El cine moviliza nuestra mirada. Y ve (hace ver) lo que los planos no ven (no hacen ver), porque lo que vemos con el cine no está allí, sino aquí, en nuestra mirada. Gracias a los efectos del montaje y a nuestra mirada, el cine deviene un instrumento óptico para ver lo invisible, como el deseo, y el poso y el peso del tiempo en un gesto, en un paso, en una mirada. Diríase que el cine se invento para mirar el mundo pero no tardó en reinventarse para mirar mirar. Y hasta para mirar mirar... una película. Como en La ventana indiscreta (1954) de Alfred Hitchcock, que puede verse como una versión extendida del experimento de Kuleshov.


A Hitchcock le gustaba tanto el proyecto, anhelaba tanto hacer esa película que durante el rodaje -en 3D- de Crimen perfecto, que obligaba a tediosas pausas para montar la iluminación y las cámaras, le contaba a Grace Kelly con todo detalle cómo imaginaba La ventana indiscreta escena por escena. Además, se sentía muy animado (por no decirlo de otra manera), pensaba que con ella había encontrado a la actriz definitiva (la sensación que había experimentado en los cuarenta con Ingrid Bergman y que, no le quedará otra, experimentará con Tippi Hedren en los sesenta).

Grace Kelly, Hitchcock y la script con el guión
 de La ventana indiscreta

John Michael Hayes escribió el guión de La ventana indiscreta a partir de un relato corto de Cornell Woolrich -también conocido por el seudónimo de William Irish- titulado It Had to Be Murder, algo así como "un asesinato de todas todas"; la película se titulará Rear Window, es decir, "la ventana trasera" o "la ventana de atrás".



"La ventana de atrás" puede servir como metáfora de la propia realización de la película, que pone en escena lo que hay tras la cámara, algo así como las bambalinas del cine, el making of de una mirada.
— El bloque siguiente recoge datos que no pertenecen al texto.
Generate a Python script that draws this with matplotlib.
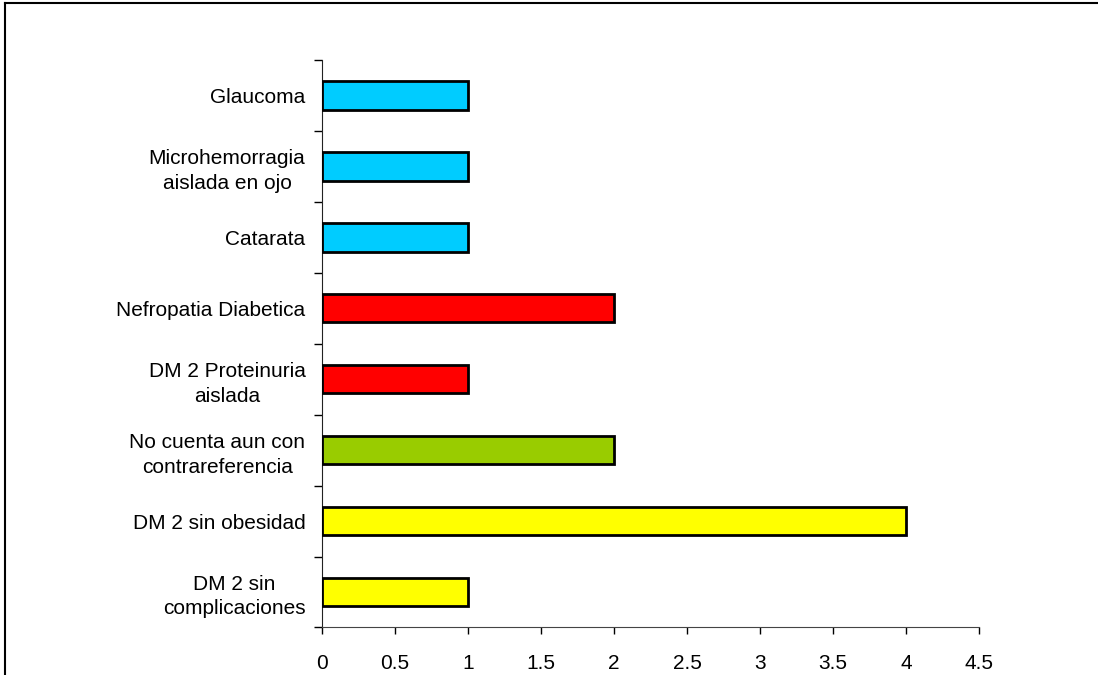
import matplotlib
matplotlib.use('Agg')
import matplotlib.pyplot as plt
from matplotlib.lines import Line2D
import numpy as np

plt.rcParams['font.family'] = ['Liberation Sans', 'DejaVu Sans']

# bottom to top
categorias = ['DM 2 sin\ncomplicaciones', 'DM 2 sin obesidad',
              'No cuenta aun con\ncontrareferencia', 'DM 2 Proteinuria\naislada',
              'Nefropatia Diabetica', 'Catarata',
              'Microhemorragia\naislada en ojo', 'Glaucoma']
valores = [1, 4, 2, 1, 2, 1, 1, 1]
colores = ['#FFFF00', '#FFFF00', '#99CC00', '#FF0000',
           '#FF0000', '#00CCFF', '#00CCFF', '#00CCFF']

fig = plt.figure(figsize=(10.98, 6.75), dpi=100)
ax = fig.add_axes([0.2933, 0.0704, 0.5983, 0.8407])

y = np.arange(len(categorias))
ax.barh(y, valores, height=0.4, color=colores, edgecolor='black', linewidth=2.0, zorder=3)

ax.set_xlim(0, 4.5)
ax.set_ylim(-0.5, len(categorias) - 0.5)
ax.set_xticks(np.arange(0, 4.51, 0.5))
ax.set_xticklabels(['0', '0.5', '1', '1.5', '2', '2.5', '3', '3.5', '4', '4.5'])
ax.set_yticks(y)
ax.set_yticklabels(categorias, multialignment='center', linespacing=1.36)
ax.set_yticks(np.arange(-0.5, len(categorias)), minor=True)

ax.tick_params(axis='x', direction='out', length=5, width=1, pad=14, labelsize=15)
ax.tick_params(axis='y', which='major', length=0, pad=12, labelsize=15)
ax.tick_params(axis='y', which='minor', direction='out', length=6, width=1)

for s in ['top', 'right']:
    ax.spines[s].set_visible(False)
ax.spines['left'].set_color('#222222')
ax.spines['bottom'].set_color('#444444')

# outer frame (left and top edges)
fig.add_artist(Line2D([0.0046, 0.0046], [0, 0.996], transform=fig.transFigure, color='black', lw=1.5))
fig.add_artist(Line2D([0.0046, 1.0], [0.996, 0.996], transform=fig.transFigure, color='black', lw=1.5))

fig.savefig('out.png', dpi=100)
En La ventana indiscreta asistimos a la mirada (de un mirón, es decir de un cineasta) que se monta una película: un mirón -Jeff (James Stewart), un fotógrafo inmovilizado  a causa de un accidente laboral- como trasunto de un cineasta (Alfred Hitchcock).

Hitchcock y James Stewart -con el guión- 
en el rodaje de La ventana indiscreta

Desde su apartamento, en la silla -como el director en la suya-, Jeff mira las ventanas de los apartamentos  vecinos al otro lado del patio trasero, que se le presentan como pantallas, o mejor, como fotogramas que enmarcan o encuadran fragmentos de vida.




Pedazos de tiempo que él mira e hilvana -o sea, monta- confiriéndoles sentido; es decir, transmuta momentos inconexos en una historia significativa tramada con imágenes sucesivas, en la película -o las películas- que nos da a ver. Como la película de la señorita Corazón Solitario.


















Como en el experimento de Kuleshov, la yuxtaposición de los planos de Jeff y la señorita Corazón Solitario construyen por efecto del montaje la experiencia de una mirada -la de Jeff, que atraviesa sucesivos estadios en el curso de la escena: curiosa, perpleja, comprensiva, apenada, compasiva- a través de la mirada del espectador. Somos nosotros quienes (nos) montamos lo que ve Jeff, lo que significa su mirada, no en sino entre los planos. En La ventana indiscreta no sólo miramos mirar a un mirón, no se trata sólo de mirar mirar, sino de mirar mirar una película. No sólo vemos qué es el cine, sino cómo es el cine. Miramos el cine haciéndose. Por la gracia de Hitchcock, nos es dado asistir de forma indiscreta  al proceso de construcción de una mirada -y a la experiencia que representa el cine- en el aquel de mirar.